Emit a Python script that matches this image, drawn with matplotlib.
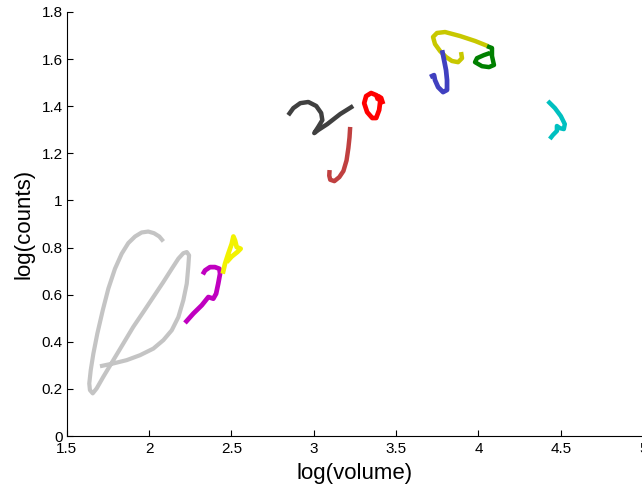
import matplotlib
matplotlib.use("Agg")
import matplotlib.pyplot as plt

plt.rcParams['font.family'] = ['Liberation Sans', 'DejaVu Sans']

gray_x = [1.702, 1.783, 1.864, 1.945, 2.026, 2.087, 2.138, 2.178, 2.208, 2.229, 2.238, 2.243, 2.229, 2.208,
          2.178, 2.138, 2.087, 2.026, 1.965, 1.904, 1.844, 1.783, 1.722, 1.682, 1.658, 1.641, 1.637, 1.646,
          1.662, 1.686, 1.719, 1.753, 1.793, 1.834, 1.874, 1.915, 1.955, 1.995, 2.030, 2.062, 2.087]
gray_y = [0.296, 0.308, 0.322, 0.343, 0.371, 0.407, 0.449, 0.505, 0.576, 0.647, 0.717, 0.767, 0.781, 0.776,
          0.753, 0.710, 0.654, 0.590, 0.526, 0.463, 0.393, 0.322, 0.251, 0.202, 0.181, 0.195, 0.223, 0.280,
          0.350, 0.435, 0.534, 0.626, 0.710, 0.774, 0.819, 0.847, 0.864, 0.868, 0.861, 0.847, 0.826]

magenta_x = [2.218, 2.269, 2.320, 2.360, 2.390, 2.407, 2.420, 2.431, 2.427, 2.400, 2.370, 2.340, 2.326]
magenta_y = [0.480, 0.520, 0.555, 0.590, 0.583, 0.604, 0.647, 0.689, 0.710, 0.717, 0.717, 0.703, 0.686]

yellow_x = [2.447, 2.461, 2.481, 2.502, 2.512, 2.522, 2.532, 2.556, 2.536, 2.502, 2.471]
yellow_y = [0.689, 0.731, 0.774, 0.816, 0.847, 0.830, 0.802, 0.795, 0.781, 0.762, 0.738]

dark_x = [2.845, 2.876, 2.918, 2.967, 3.015, 3.045, 3.052, 3.027, 3.003, 3.027, 3.082, 3.161, 3.239]
dark_y = [1.362, 1.392, 1.413, 1.418, 1.401, 1.371, 1.341, 1.312, 1.286, 1.299, 1.324, 1.367, 1.401]

brown_x = [3.221, 3.217, 3.210, 3.199, 3.180, 3.155, 3.125, 3.100, 3.094, 3.096]
brown_y = [1.312, 1.268, 1.222, 1.170, 1.125, 1.099, 1.082, 1.088, 1.105, 1.129]

red_x = [3.391, 3.379, 3.348, 3.318, 3.306, 3.324, 3.355, 3.379, 3.397, 3.403, 3.391, 3.409, 3.421]
red_y = [1.426, 1.447, 1.456, 1.443, 1.413, 1.375, 1.350, 1.350, 1.384, 1.418, 1.443, 1.435, 1.409]

olive_x = [3.894, 3.900, 3.876, 3.839, 3.803, 3.767, 3.736, 3.724, 3.748, 3.797, 3.888, 3.979, 4.058]
olive_y = [1.630, 1.604, 1.587, 1.592, 1.609, 1.634, 1.664, 1.694, 1.711, 1.715, 1.698, 1.677, 1.655]

blue_x = [3.779, 3.791, 3.803, 3.809, 3.809, 3.785, 3.755, 3.736, 3.730, 3.706]
blue_y = [1.638, 1.596, 1.553, 1.511, 1.469, 1.460, 1.481, 1.511, 1.532, 1.524]

green_x = [4.052, 4.082, 4.082, 4.094, 4.064, 4.021, 3.979, 3.991, 4.033, 4.070]
green_y = [1.655, 1.647, 1.613, 1.575, 1.566, 1.570, 1.587, 1.604, 1.617, 1.626]

cyan_x = [4.421, 4.464, 4.500, 4.524, 4.518, 4.494, 4.476, 4.476, 4.452, 4.433]
cyan_y = [1.422, 1.392, 1.358, 1.324, 1.303, 1.307, 1.316, 1.295, 1.278, 1.261]

xticks = [1.5, 2, 2.5, 3, 3.5, 4, 4.5, 5]
xticklabels = ['1.5', '2', '2.5', '3', '3.5', '4', '4.5', '5']
yticks = [0, 0.2, 0.4, 0.6, 0.8, 1, 1.2, 1.4, 1.6, 1.8]
yticklabels = ['0', '0.2', '0.4', '0.6', '0.8', '1', '1.2', '1.4', '1.6', '1.8']

fig = plt.figure(figsize=(6.42, 4.87), dpi=100)
ax = fig.add_axes([66.7/642, 51/487, 576.5/642, 424/487])

series = [
    (gray_x, gray_y, '#c4c4c4', 3.0),
    (magenta_x, magenta_y, '#c000c0', 3.4),
    (yellow_x, yellow_y, '#f2f200', 3.4),
    (dark_x, dark_y, '#404040', 3.2),
    (brown_x, brown_y, '#c04040', 3.2),
    (red_x, red_y, '#ff0000', 3.4),
    (olive_x, olive_y, '#c8c800', 3.2),
    (blue_x, blue_y, '#4040c0', 3.4),
    (green_x, green_y, '#008000', 3.2),
    (cyan_x, cyan_y, '#00c0c0', 3.2),
]
for xs, ys, c, lw in series:
    ax.plot(xs, ys, color=c, lw=lw, solid_capstyle='butt', solid_joinstyle='round')

ax.set_xlim(1.5, 5)
ax.set_ylim(0, 1.8)
ax.set_xticks(xticks)
ax.set_xticklabels(xticklabels)
ax.set_yticks(yticks)
ax.set_yticklabels(yticklabels)
ax.tick_params(direction='in', length=4, width=0.8, labelsize=11)
ax.tick_params(axis='x', pad=4)
ax.tick_params(axis='y', pad=3)
for s in ['top', 'right']:
    ax.spines[s].set_visible(False)
for s in ['left', 'bottom']:
    ax.spines[s].set_linewidth(0.8)
ax.set_xlabel('log(volume)', fontsize=16, labelpad=5)
ax.set_ylabel('log(counts)', fontsize=16, labelpad=5)

fig.savefig('out.png', dpi=100)
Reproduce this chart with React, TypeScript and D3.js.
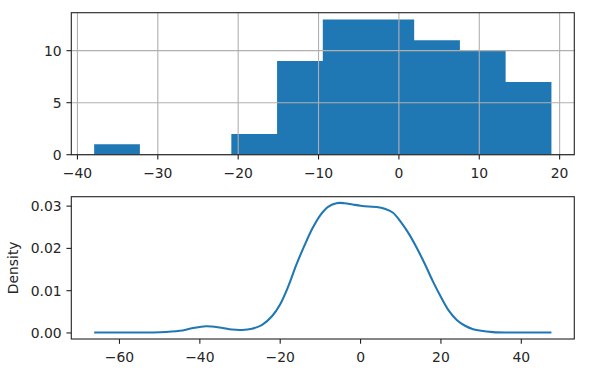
import React from 'react';
import * as d3 from 'd3';

// histogram (top panel)
const binEdges = [-37.92, -32.23, -26.54, -20.85, -15.16, -9.47, -3.79, 1.9, 7.59, 13.28, 18.98];
const binCounts = [1, 0, 0, 2, 9, 13, 13, 11, 10, 7];
const histXTicks = [-40, -30, -20, -10, 0, 10, 20];
const histYTicks = [0, 5, 10];

// kernel density (bottom panel)
const kdeX = [-66.3, -60, -55, -50, -45, -42, -38.5, -35, -32, -29.5, -27, -24.5, -22, -20, -18, -16, -14, -12, -10, -8, -6, -4, -2, 0, 2, 4, 6, 8, 10, 12, 14, 16, 18, 20, 22, 24, 26, 28, 30, 33, 36, 40, 47.5];
const kdeY = [0.0001, 0.0001, 0.0001, 0.00015, 0.0005, 0.0011, 0.0016, 0.0013, 0.0008, 0.0007, 0.001, 0.0019, 0.004, 0.0068, 0.011, 0.0161, 0.0206, 0.0247, 0.0279, 0.0299, 0.0307, 0.0307, 0.0304, 0.0301, 0.0299, 0.0298, 0.0294, 0.0285, 0.0263, 0.0235, 0.0201, 0.0163, 0.0122, 0.0085, 0.0052, 0.003, 0.0017, 0.0009, 0.0005, 0.0002, 0.0001, 0.0001, 0.0001];
const kdeXTicks = [-60, -40, -20, 0, 20, 40];
const kdeYTicks = [0, 0.01, 0.02, 0.03];

const W = 595;
const H = 372;
const FONT = 'DejaVu Sans, sans-serif';
const FS = 13.9;
const BLUE = '#1f77b4';
const TICK = 4.86;
const LW = 1.1;

const fmtMinus = (s: string) => s.replace('-', '\u2212');

const pad = (lo: number, hi: number): [number, number] => {
  const w = hi - lo;
  return [lo - 0.05 * w, hi + 0.05 * w];
};

const App: React.FC = () => {
  const left = 71.3;
  const right = 574.3;

  // top panel
  const t = { top: 12.7, bottom: 154.7 };
  const hx = d3.scaleLinear().domain(pad(binEdges[0], binEdges[binEdges.length - 1])).range([left, right]);
  const hy = d3.scaleLinear().domain([0, (d3.max(binCounts) || 1) * 1.05]).range([t.bottom, t.top]);
  // one stepped shape so neighbouring bars show no seams
  const stepCounts = [...binCounts, binCounts[binCounts.length - 1]];
  const histArea = d3.area<number>()
    .x((_, i) => hx(binEdges[i]))
    .y0(hy(0))
    .y1(d => hy(d))
    .curve(d3.curveStepAfter);

  // bottom panel
  const b = { top: 196.7, bottom: 339 };
  const kx = d3.scaleLinear().domain(pad(d3.min(kdeX)!, d3.max(kdeX)!)).range([left, right]);
  const ky = d3.scaleLinear().domain(pad(d3.min(kdeY)!, d3.max(kdeY)!)).range([b.bottom, b.top]);
  const line = d3.line<number>()
    .x((_, i) => kx(kdeX[i]))
    .y(d => ky(d))
    .curve(d3.curveCatmullRom.alpha(0.5));

  const txt = { fontFamily: FONT, fontSize: FS, fill: '#262626' } as const;

  return (
    <svg width={W} height={H} style={{ position: 'absolute', left: 0, top: 0, background: '#fff' }}>
      {/* ---- top: histogram ---- */}
      <g>
        <path d={histArea(stepCounts) || ''} fill={BLUE} />
        {histXTicks.map(v => (
          <line key={'gx' + v} x1={hx(v)} x2={hx(v)} y1={t.top} y2={t.bottom} stroke="#b0b0b0" strokeWidth={LW} />
        ))}
        {histYTicks.map(v => (
          <line key={'gy' + v} x1={left} x2={right} y1={hy(v)} y2={hy(v)} stroke="#b0b0b0" strokeWidth={LW} />
        ))}
        <rect x={left} y={t.top} width={right - left} height={t.bottom - t.top} fill="none" stroke="#222" strokeWidth={LW} />
        {histXTicks.map(v => (
          <g key={'tx' + v}>
            <line x1={hx(v)} x2={hx(v)} y1={t.bottom} y2={t.bottom + TICK} stroke="#222" strokeWidth={LW} />
            <text x={hx(v)} y={t.bottom + 23} textAnchor="middle" {...txt}>{fmtMinus(String(v))}</text>
          </g>
        ))}
        {histYTicks.map(v => (
          <g key={'ty' + v}>
            <line x1={left - TICK} x2={left} y1={hy(v)} y2={hy(v)} stroke="#222" strokeWidth={LW} />
            <text x={left - 2 * TICK} y={hy(v)} dy="0.36em" textAnchor="end" {...txt}>{v}</text>
          </g>
        ))}
      </g>

      {/* ---- bottom: density ---- */}
      <g>
        <path d={line(kdeY) || ''} fill="none" stroke={BLUE} strokeWidth={2.08} />
        <rect x={left} y={b.top} width={right - left} height={b.bottom - b.top} fill="none" stroke="#222" strokeWidth={LW} />
        {kdeXTicks.map(v => (
          <g key={'kx' + v}>
            <line x1={kx(v)} x2={kx(v)} y1={b.bottom} y2={b.bottom + TICK} stroke="#222" strokeWidth={LW} />
            <text x={kx(v)} y={b.bottom + 23} textAnchor="middle" {...txt}>{fmtMinus(String(v))}</text>
          </g>
        ))}
        {kdeYTicks.map(v => (
          <g key={'ky' + v}>
            <line x1={left - TICK} x2={left} y1={ky(v)} y2={ky(v)} stroke="#222" strokeWidth={LW} />
            <text x={left - 2 * TICK} y={ky(v)} dy="0.36em" textAnchor="end" {...txt}>{d3.format('.2f')(v)}</text>
          </g>
        ))}
        <text transform={`translate(17.5,${(b.top + b.bottom) / 2}) rotate(-90)`} textAnchor="middle" {...txt}>Density</text>
      </g>
    </svg>
  );
};

export default App;
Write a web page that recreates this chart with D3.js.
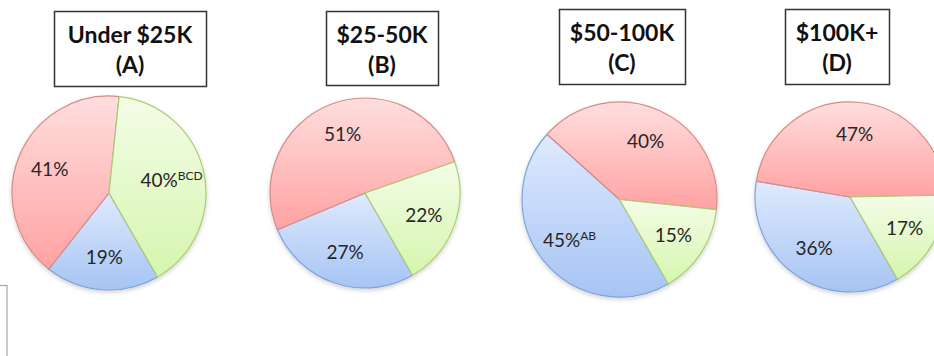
<!DOCTYPE html>
<html><head><meta charset="utf-8">
<script src="https://cdn.jsdelivr.net/npm/d3@7"></script>
<style>body{margin:0;background:#fff}svg{display:block}</style>
</head><body>
<svg id="c" width="934" height="356"></svg>
<script>
// ---- data ----
const groups = ["Under $25K", "$25-50K", "$50-100K", "$100K+"];
const groupLetters = ["A", "B", "C", "D"];
const seriesNames = ["Blue", "Red", "Green"];
const blueValues  = [19, 27, 45, 36];
const redValues   = [41, 51, 40, 47];
const greenValues = [40, 22, 15, 17];
const blueSig  = ["", "", "AB", ""];
const redSig   = ["", "", "", ""];
const greenSig = ["BCD", "", "", ""];

// ---- layout ----
const svg = d3.select("#c");
const centers = [[109,193],[365,193],[619.5,199.5],[850,197]];
const radii = [97, 95, 97.5, 95];
const boxes = [[54,11,152,75],[326,11,112,74],[559,9,126,75],[785,9,104,75]];
const fills = {
  Blue:  ["#dfeafd", "#a6c4f4"],
  Red:   ["#ffdede", "#ffa2a2"],
  Green: ["#f3fde7", "#d6f5ae"]
};
const strokes = { Blue: "#7da3d9", Red: "#d88a86", Green: "#a9cd72" };

const defs = svg.append("defs");
Object.entries(fills).forEach(([k, c]) => {
  const g = defs.append("linearGradient").attr("id", "g" + k)
    .attr("x1", 0).attr("y1", 0).attr("x2", 0).attr("y2", 1);
  g.append("stop").attr("offset", "0%").attr("stop-color", c[0]);
  g.append("stop").attr("offset", "100%").attr("stop-color", c[1]);
});
const f = defs.append("filter").attr("id", "sh").attr("x", "-20%").attr("y", "-20%").attr("width", "140%").attr("height", "140%");
f.append("feDropShadow").attr("dx", 0).attr("dy", 2).attr("stdDeviation", 2).attr("flood-color", "#000").attr("flood-opacity", 0.18);

// partial box at bottom-left
svg.append("rect").attr("x", -40).attr("y", 285.5).attr("width", 47).attr("height", 120)
  .attr("fill", "none").attr("stroke", "#a6a6a6").attr("stroke-width", 1.2);

const pie = d3.pie().sort(null).value(d => d.v)
  .startAngle(150 * Math.PI / 180).endAngle(510 * Math.PI / 180);

groups.forEach((name, i) => {
  // title box
  const [bx, by, bw, bh] = boxes[i];
  svg.append("rect").attr("x", bx + 0.5).attr("y", by + 0.5).attr("width", bw).attr("height", bh)
    .attr("fill", "#fff").attr("stroke", "#333").attr("stroke-width", 1.5);
  const t = svg.append("text").attr("text-anchor", "middle")
    .attr("font-family", "Lato, 'Open Sans', sans-serif").attr("font-weight", "bold")
    .attr("font-size", 23).attr("fill", "#111");
  t.append("tspan").attr("x", bx + bw / 2).attr("y", by + 32).text(name);
  t.append("tspan").attr("x", bx + bw / 2).attr("y", by + 62).text("(" + groupLetters[i] + ")");

  const data = [
    { k: "Blue",  v: blueValues[i],  s: blueSig[i] },
    { k: "Red",   v: redValues[i],   s: redSig[i] },
    { k: "Green", v: greenValues[i], s: greenSig[i] }
  ];
  const r = radii[i];
  const arc = d3.arc().innerRadius(0).outerRadius(r);
  const lab = d3.arc().innerRadius(r * 0.66).outerRadius(r * 0.66);
  const g = svg.append("g").attr("transform", `translate(${centers[i][0]},${centers[i][1]})`);
  const arcs = pie(data);
  const pg = g.append("g").attr("filter", "url(#sh)");
  pg.selectAll("path").data(arcs).join("path")
    .attr("d", arc)
    .attr("fill", d => `url(#g${d.data.k})`)
    .attr("stroke", d => strokes[d.data.k])
    .attr("stroke-width", 1.2)
    .attr("stroke-linejoin", "round");
  arcs.forEach(d => {
    const [x, y] = lab.centroid(d);
    const tx = g.append("text").attr("x", x).attr("y", y + 7)
      .attr("text-anchor", "middle")
      .attr("font-family", "Lato, 'Open Sans', sans-serif")
      .attr("font-size", 19).attr("fill", "#262626");
    tx.append("tspan").text(d.data.v + "%");
    if (d.data.s) {
      tx.append("tspan").attr("font-size", 12).attr("dy", -7).text(d.data.s);
    }
  });
});
</script>
</body></html>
+ + + +
## Given instruction
Set down exactly the lines above, from the line containing "Reproduce this chart" through the line containing "import * as d3 from 'd3';". Skip the pictures.

## Solution
Reproduce this chart with React, TypeScript and D3.js.
import React from 'react';
import * as d3 from 'd3';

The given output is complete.